Reporter's notebook: What it was like on Liberal campaign when the brownface photo surfaced
WINNIPEG -- Before Liberal Leader Justin Trudeau arrived at the rally, local Liberal candidates were on stage in candidate Lenore Zann’s small riding office in a strip mall next to the train station in downtown Truro, N.S.
She told the crowd of about 100 people packed in the room that one of the reasons she supports Trudeau is that he “wouldn’t embarrass us” on the world stage.
At the rally, Trudeau seemed very upbeat and was enjoying taking selfies with a long line of supporters inside.
The Strumbellas’ song used for his campaign events had to be played multiple times over and over to give him time to work through the room to the stage.
There was nothing to suggest he was concerned about something looming.
Journalists had just left the rally and were on the media bus driving to the airport when we started getting emails and calls about the TIME Magazine picture. Trudeau’s bus had departed about half an hour earlier.

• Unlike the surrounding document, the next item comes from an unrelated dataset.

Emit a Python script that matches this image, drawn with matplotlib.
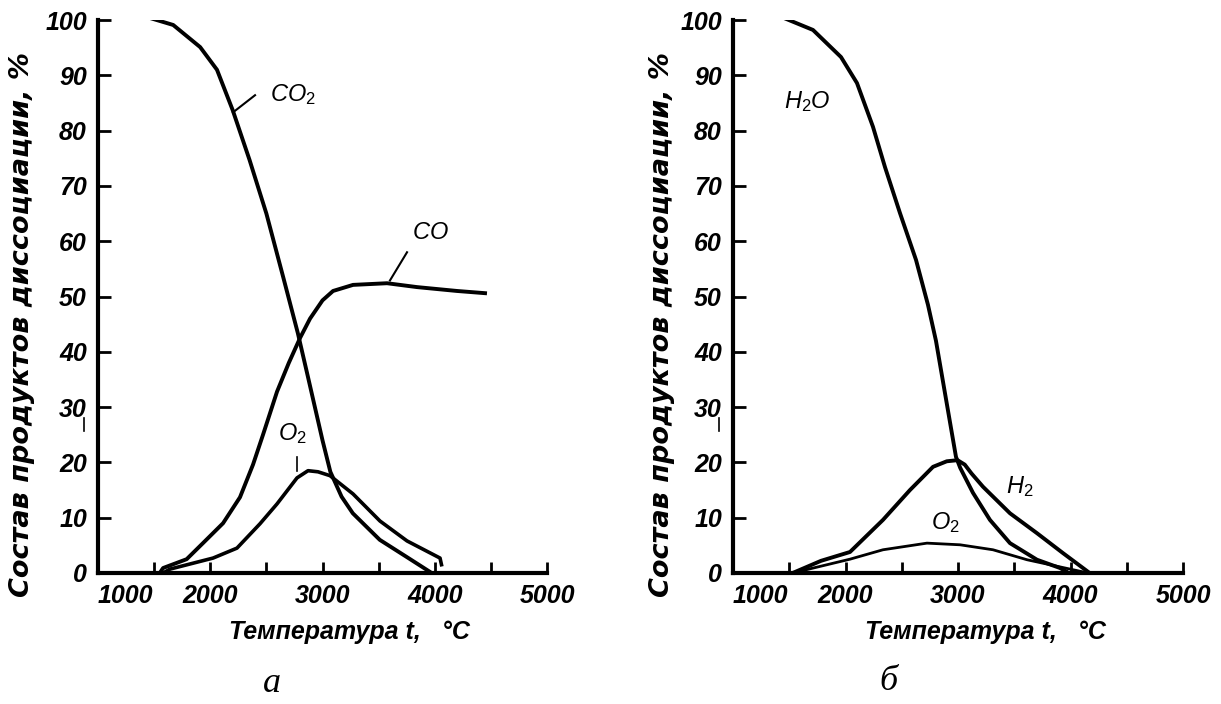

Reporters huddled on the bus and agreed we had to ask for Trudeau to make a statement on camera at the airport. I went and spoke to Cameron Ahmad, his lead media person onthe road, about this. He said it was being discussed among campaign staff.
By the time we arrived at the airport, the Liberal campaign had agreed that Trudeau would make a statement and take questions, and we would be given time to file reports on it.
Later, we learned it would be on the plane, the replacement 737 jet the campaign has been using after the wing incident. At the end of the first day of this campaign, the bus carrying the media covering Trudeau drove under the wing, causing enough damage to ground it.
The pool cameras moved into position, in about the sixth or seventh row from the front of the aircraft, where Trudeau and staff sit during flights. Thierry Guillon, Trudeau’s advance person, used silver gaffer tape in the shape of an “X” to mark a spot in the aisle where the Liberal leader would stand to deliver his remarks.
Reporters co-operated well to ensure TV and photo journalists could get an unobstructed shot and reporters would be close enough to be able to ask questions and hear the responses. The engines of the plane were running and it was a bit loud.
But we all stayed quiet because the mics were hot and the video feed was being transmitted live and we knew CTV News Channel was broadcasting it. We all wanted to discuss what was about to happen but couldn’t.
It was an odd, almost eerie silence, uncharacteristic of the media horde.
Trudeau walked through the curtain at the front of the plane and gave his statement. There was no structure for asking questions. We all had to shout them out.
Trudeau looked directly at whoever asked and held his gaze as he answered the questions. He looked shaken but composed.
After, we all scrambled to write our stories and record on-cameras on the tarmac outside the plane in time to transmit them back to our newsrooms. We were in the air about 45 minutes later.
On the flight back, Trudeau sat in one of the front rows near where he had given his press conference. He was in the seat farthest left, and seemed to be leaning against the fuselage wall. He was listening to music.
During the three-hour flight he chatted with his campaign staff, including Cyrus Reporter and Katie Telford.
These didn’t seem like intense conversations. It looked like they had already talked all this through before his statement.
We didn’t have WiFi on the plane and most of the journalists seemed to be relieved to catch their breath, after reporting on an extraordinary campaign development on an extremely tight filing window.
After the flight, Trudeau and his staff left through the aircraft front door, as always, and left for his hotel. The media stayed at a different hotel.